Russian rose loaf with pesto, parmesan and pine nuts: love at first sight! It’s not the first time that it happens, zapping through Pinterest 😉 during the summer, you know, kneading and let dough rise is so satisfying. Thanks to the warm temperatures everything will be easier and quicker. This loaf’s name is “Russian rose loaf”, I don’t know if it is really a Russian recipe, but I can guarantee that it is totally worth preparing it. I recommend to use homemade pesto sauce. I did not the classic recipe, I simply blended olive oil, basil leaves (from my garden) and pine nuts together… and that’s it! Pesto is ready!

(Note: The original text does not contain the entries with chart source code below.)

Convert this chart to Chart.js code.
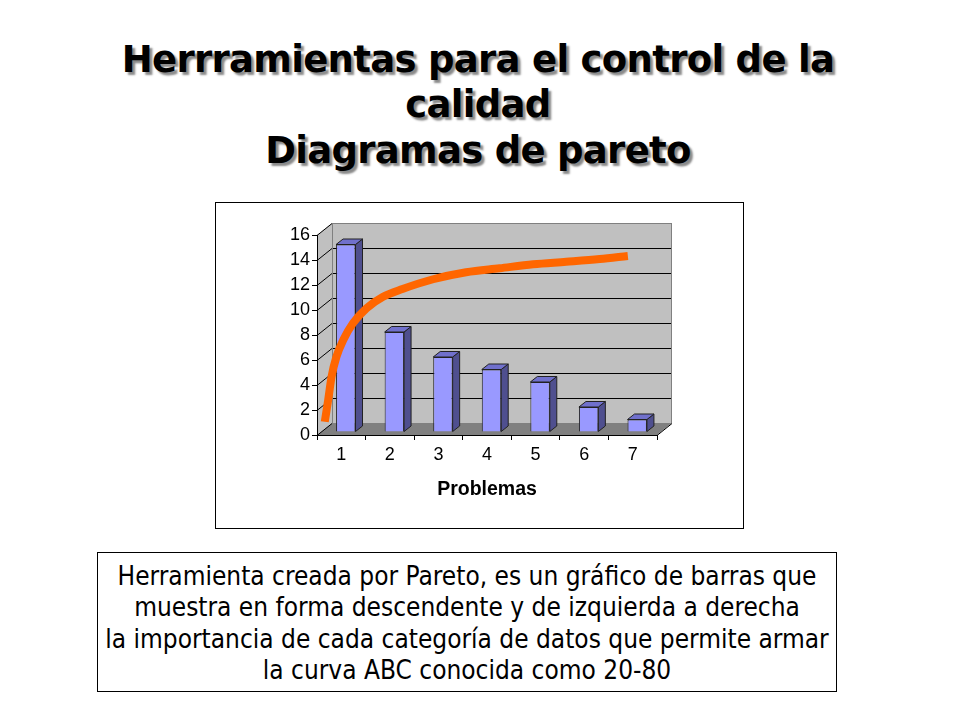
<!DOCTYPE html>
<html>
<head>
<meta charset="utf-8">
<script src="https://cdn.jsdelivr.net/npm/chart.js@4"></script>
<style>
  body { margin: 0; background: #fff; width: 960px; height: 720px; position: relative; overflow: hidden; }
  #titulo {
    position: absolute; left: 0; top: 37px; width: 956px; text-align: center;
    font-family: "DejaVu Sans", Verdana, sans-serif; font-weight: bold; font-size: 37px;
    letter-spacing: -0.7px; line-height: 45.3px; color: #000;
    text-shadow: 3px 3px 2px #8a8a8a;
  }
  #marco {
    position: absolute; left: 215px; top: 202px; width: 527px; height: 325px;
    border: 1px solid #000; background: #fff;
  }
  #texto {
    position: absolute; left: 97px; top: 552px; width: 740px; height: 140px; box-sizing: border-box;
    border: 1px solid #000; padding-top: 8px; text-align: center;
    font-family: "DejaVu Sans Condensed", "DejaVu Sans", sans-serif; font-stretch: condensed;
    font-size: 26px; line-height: 31.3px; color: #000;
  }
</style>
</head>
<body>
<div id="titulo">Herrramientas para el control de la<br>calidad<br>Diagramas de pareto</div>
<div id="marco"><canvas id="myChart" width="527" height="325"></canvas></div>
<div id="texto">Herramienta creada por Pareto, es un gráfico de barras que<br>muestra en forma descendente y de izquierda a derecha<br>la importancia de cada categoría de datos que permite armar<br>la curva ABC conocida como 20-80</div>
<script>
// datos del grafico
let categorias = ['1', '2', '3', '4', '5', '6', '7'];
let problemas = [15, 8, 6, 5, 4, 2, 1];
// curva naranja dibujada a mano (x en unidades de categoria)
let curvaX = [0.66, 0.73, 0.80, 0.90, 1.04, 1.24, 1.52, 1.86, 2.26, 2.89, 3.57, 4.26, 4.95, 5.63, 6.32, 6.90];
let curvaY = [1.06, 2.8, 4.66, 6.26, 7.6, 8.94, 10.14, 11.06, 11.68, 12.46, 13.02, 13.34, 13.66, 13.86, 14.08, 14.32];

let puntosCurva = curvaX.map((x, i) => ({ x: x, y: curvaY[i] }));

// profundidad de la pared del fondo y de las barras
const fondoDx = 15, fondoDy = 12;
const barraDx = 7, barraDy = 5.5;
const barraOffX = 4.5, barraOffY = -3;

const paredes3d = {
    id: 'paredes3d',
    beforeDraw(chart) {
        const ctx = chart.ctx;
        const ca = chart.chartArea;
        const y = chart.scales.y;
        ctx.save();
        // pared del fondo
        ctx.fillStyle = '#c0c0c0';
        ctx.fillRect(ca.left + fondoDx, ca.top - fondoDy, ca.right - ca.left, ca.bottom - ca.top);
        // pared lateral
        ctx.beginPath();
        ctx.moveTo(ca.left, ca.top);
        ctx.lineTo(ca.left + fondoDx, ca.top - fondoDy);
        ctx.lineTo(ca.left + fondoDx, ca.bottom - fondoDy);
        ctx.lineTo(ca.left, ca.bottom);
        ctx.closePath();
        ctx.fill();
        // piso
        ctx.fillStyle = '#808080';
        ctx.beginPath();
        ctx.moveTo(ca.left, ca.bottom);
        ctx.lineTo(ca.right, ca.bottom);
        ctx.lineTo(ca.right + fondoDx, ca.bottom - fondoDy);
        ctx.lineTo(ca.left + fondoDx, ca.bottom - fondoDy);
        ctx.closePath();
        ctx.fill();
        // lineas de division
        ctx.lineWidth = 1;
        y.ticks.forEach(t => {
            const py = Math.round(y.getPixelForValue(t.value)) + 0.5;
            ctx.strokeStyle = (t.value === y.max) ? '#808080' : '#000';
            if (t.value !== 0) {
                ctx.beginPath();
                ctx.moveTo(ca.left + fondoDx, py - fondoDy);
                ctx.lineTo(ca.right + fondoDx, py - fondoDy);
                ctx.stroke();
            }
            ctx.strokeStyle = '#000';
            ctx.beginPath();
            ctx.moveTo(ca.left, py);
            ctx.lineTo(ca.left + fondoDx, py - fondoDy);
            ctx.stroke();
        });
        // bordes grises de las paredes
        ctx.strokeStyle = '#808080';
        ctx.beginPath();
        ctx.moveTo(ca.left + fondoDx + 0.5, ca.top - fondoDy);
        ctx.lineTo(ca.left + fondoDx + 0.5, ca.bottom - fondoDy);
        ctx.moveTo(ca.right + fondoDx - 0.5, ca.top - fondoDy);
        ctx.lineTo(ca.right + fondoDx - 0.5, ca.bottom - fondoDy);
        ctx.stroke();
        // borde derecho del piso
        ctx.strokeStyle = '#000';
        ctx.beginPath();
        ctx.moveTo(ca.right, ca.bottom + 0.5);
        ctx.lineTo(ca.right + fondoDx, ca.bottom - fondoDy + 0.5);
        ctx.stroke();
        ctx.restore();
    },
    beforeDatasetDraw(chart, args) {
        if (args.meta.type !== 'bar') return;
        const ctx = chart.ctx;
        ctx.save();
        ctx.translate(barraOffX, barraOffY);
        ctx.lineWidth = 1;
        ctx.strokeStyle = '#222';
        args.meta.data.forEach(bar => {
            const p = bar.getProps(['x', 'y', 'base', 'width'], true);
            const l = p.x - p.width / 2, r = p.x + p.width / 2;
            // cara lateral
            ctx.fillStyle = '#4f4f8f';
            ctx.beginPath();
            ctx.moveTo(r, p.y);
            ctx.lineTo(r + barraDx, p.y - barraDy);
            ctx.lineTo(r + barraDx, p.base - barraDy);
            ctx.lineTo(r, p.base);
            ctx.closePath();
            ctx.fill();
            ctx.stroke();
            // cara superior
            ctx.fillStyle = '#7070cc';
            ctx.beginPath();
            ctx.moveTo(l, p.y);
            ctx.lineTo(l + barraDx, p.y - barraDy);
            ctx.lineTo(r + barraDx, p.y - barraDy);
            ctx.lineTo(r, p.y);
            ctx.closePath();
            ctx.fill();
            ctx.stroke();
        });
    },
    afterDatasetDraw(chart, args) {
        if (args.meta.type !== 'bar') return;
        chart.ctx.restore();
    }
};

var ctx = document.getElementById('myChart').getContext('2d');
var chart = new Chart(ctx, {
    type: 'bar',
    data: {
        labels: categorias,
        datasets: [{
            type: 'line',
            label: 'Curva',
            data: puntosCurva,
            xAxisID: 'xc',
            borderColor: '#ff6600',
            borderWidth: 8,
            borderCapStyle: 'butt',
            pointRadius: 0,
            cubicInterpolationMode: 'monotone',
            fill: false,
            clip: false,
            order: 0
        }, {
            label: 'Problemas',
            data: problemas,
            backgroundColor: '#9999ff',
            borderColor: '#222',
            borderWidth: 1,
            grouped: false,
            categoryPercentage: 1,
            barPercentage: 0.4,
            order: 1
        }]
    },
    options: {
        responsive: false,
        animation: false,
        devicePixelRatio: 1,
        layout: { padding: { left: 0, right: 86, top: 32, bottom: 0 } },
        plugins: { legend: { display: false }, tooltip: { enabled: false } },
        scales: {
            x: {
                type: 'category',
                offset: true,
                grid: { drawOnChartArea: false, offset: true, color: '#000', tickLength: 5 },
                border: { display: true, color: '#000' },
                ticks: { color: '#000', padding: 4, font: { family: 'Liberation Sans', size: 18 } },
                title: {
                    display: true, text: 'Problemas', color: '#000',
                    font: { family: 'Liberation Sans', size: 19.5, weight: 'bold' },
                    padding: { top: 0, bottom: 27 }
                },
                afterFit(scale) { scale.height = 93; }
            },
            xc: {
                type: 'linear',
                display: false,
                offset: false,
                grid: { offset: false },
                min: 0.5,
                max: 7.5
            },
            y: {
                min: 0,
                max: 16,
                ticks: { stepSize: 2, color: '#000', padding: 2, font: { family: 'Liberation Sans', size: 18 } },
                grid: { drawOnChartArea: false, color: '#000', tickLength: 5 },
                border: { display: true, color: '#000' },
                afterFit(scale) { scale.width = 101; }
            }
        }
    },
    plugins: [paredes3d]
});
</script>
</body>
</html>
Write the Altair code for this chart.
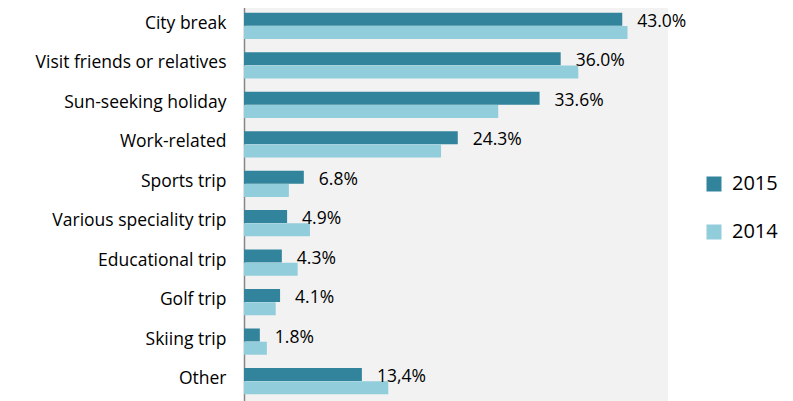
import altair as alt
import pandas as pd

categories = ["City break", "Visit friends or relatives", "Sun-seeking holiday",
              "Work-related", "Sports trip", "Various speciality trip",
              "Educational trip", "Golf trip", "Skiing trip", "Other"]
v2015 = [43.0, 36.0, 33.6, 24.3, 6.8, 4.9, 4.3, 4.1, 1.8, 13.4]
v2014 = [43.6, 38.0, 28.9, 22.4, 5.1, 7.5, 6.1, 3.6, 2.6, 16.4]
labels2015 = ["43.0%", "36.0%", "33.6%", "24.3%", "6.8%", "4.9%", "4.3%", "4.1%", "1.8%", "13,4%"]
series = ["2015", "2014"]
colors = ["#31849B", "#92CDDC"]

rows = []
for c, a, b, l in zip(categories, v2015, v2014, labels2015):
    rows.append({"cat": c, "series": "2015", "value": a, "label": l})
    rows.append({"cat": c, "series": "2014", "value": b, "label": ""})
df = pd.DataFrame(rows)

FONT = "Open Sans"

y_enc = alt.Y("cat:N", sort=categories,
              scale=alt.Scale(paddingInner=0.33, paddingOuter=0.17),
              axis=alt.Axis(title=None, ticks=False, labelFontSize=17.5, labelFont=FONT,
                            labelColor="#000000", labelPadding=18, labelOffset=-2,
                            domainColor="#868686", domainWidth=1.5, labelLimit=400))
x_enc = alt.X("value:Q", scale=alt.Scale(domain=[0, 48.2], nice=False),
              axis=None)

bars = alt.Chart(df).mark_bar(size=13).encode(
    y=y_enc,
    x=x_enc,
    yOffset=alt.YOffset("series:N", sort=series, scale=alt.Scale(paddingInner=0, paddingOuter=0)),
    color=alt.Color("series:N", sort=series,
                    scale=alt.Scale(domain=series, range=colors),
                    legend=alt.Legend(title=None, orient="none", legendX=460, legendY=168,
                                      symbolType="square", symbolSize=225,
                                      symbolStrokeWidth=0, labelFontSize=20,
                                      labelFont=FONT, labelColor="#000000",
                                      rowPadding=28, labelOffset=8)),
)

text = alt.Chart(df).transform_filter(alt.datum.series == "2015").mark_text(
    align="left", baseline="middle", dx=15, dy=-4, fontSize=17.5, font=FONT, color="#000000"
).encode(
    y=alt.Y("cat:N", sort=categories),
    x=x_enc,
    text="label:N",
)

chart = alt.layer(bars, text).properties(
    width=424, height=395,
    padding={"left": 236, "top": -2, "right": 117, "bottom": 0},
    autosize=alt.AutoSizeParams(type="none"),
).configure_view(fill="#F2F2F2", stroke=None)

chart.save("out.html", embed_options={"renderer": "svg", "actions": False})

Russian rose loaf with pesto, parmesan and pine nuts
For the dough:
- 600 g (21 oz) flour (I used 200 g/7 oz bread flour + 400 g/14 oz all-purpose flour)
- 28 g (1oz) fresh yeast
- 10 g (0.35oz) sugar
- 10g (0.35oz) salt
- 50 ml (1.7 fl oz/ ¼ cup) olive oil
- 1 tablespoon white vinegar
- 300 ml (10 fl oz/1 ¼ cups) warm water + more as needed
For the filling:
- 190 g (6.7 oz) pesto
- Parmesan cheese
- Pine nuts
Place all of the dough ingredients except water and salt in a large mixing bowl. Add the tepid salted water gradually. Add as much water as needed until all of the dry ingredients are moistened and pull together into a dough.
Flour the work surface and knead the mixture for about 5 minutes. The dough should be solid and non-sticky. Form a ball with the dough, lightly oil a bowl and put the dough to rest, after having turned over a little bit in order to oil the entire surface of the dough.
Cover with plastic wrap and a kitchen towel and let rise for about 40 minutes to an hour. The dough should almost double its initial volume.
Take the dough and roll it out on a floured surface. To roll the dough, use the hands or a floured rolling pin. Roll the dough with a rectangular shape.
Brush the entire pastry with pesto, leaving 2-3 cm of space at the sides. Sprinkle with Parmesan cheese and toasted chopped pine nuts.
Roll the dough. You have to make a very tight roll. In the end, wet the edge with water and seal the roll. Shape the roll to make it even and make sure it is tightly closed. The closure must be in contact with the work table.
To explain the process it will be easier to just look at the pictures below. 😉 Cut the roll lengthwise. Hold the filled roll ‘belly up’.
Combine the two ends of the rolls and braid, always holding the stuffed part facing upwards.
At the end of the braid, stick together the end of the rolls and shape the braid by twining the braid, as if it were the shell of a snail.
Lift the loaf and place in the center of the springform ring on the parchment paper. Let rise in the oven for 40-60 minutes.
After the second rising, brush the loaf with a mixture of pesto and water, put even a handful of parmesan and a few whole toasted pine nuts.
Preheat the oven to 210° (410°F). Bake the loaf for 10 minutes at 210° (410°F), then then decrease the oven temperature to 180° (355°F) and bake for another 25 – 30 minutes.
Remove from the oven onto a cooling rack and lift off the ring around the loaf. Serve the Russian rose loaf warm or cold.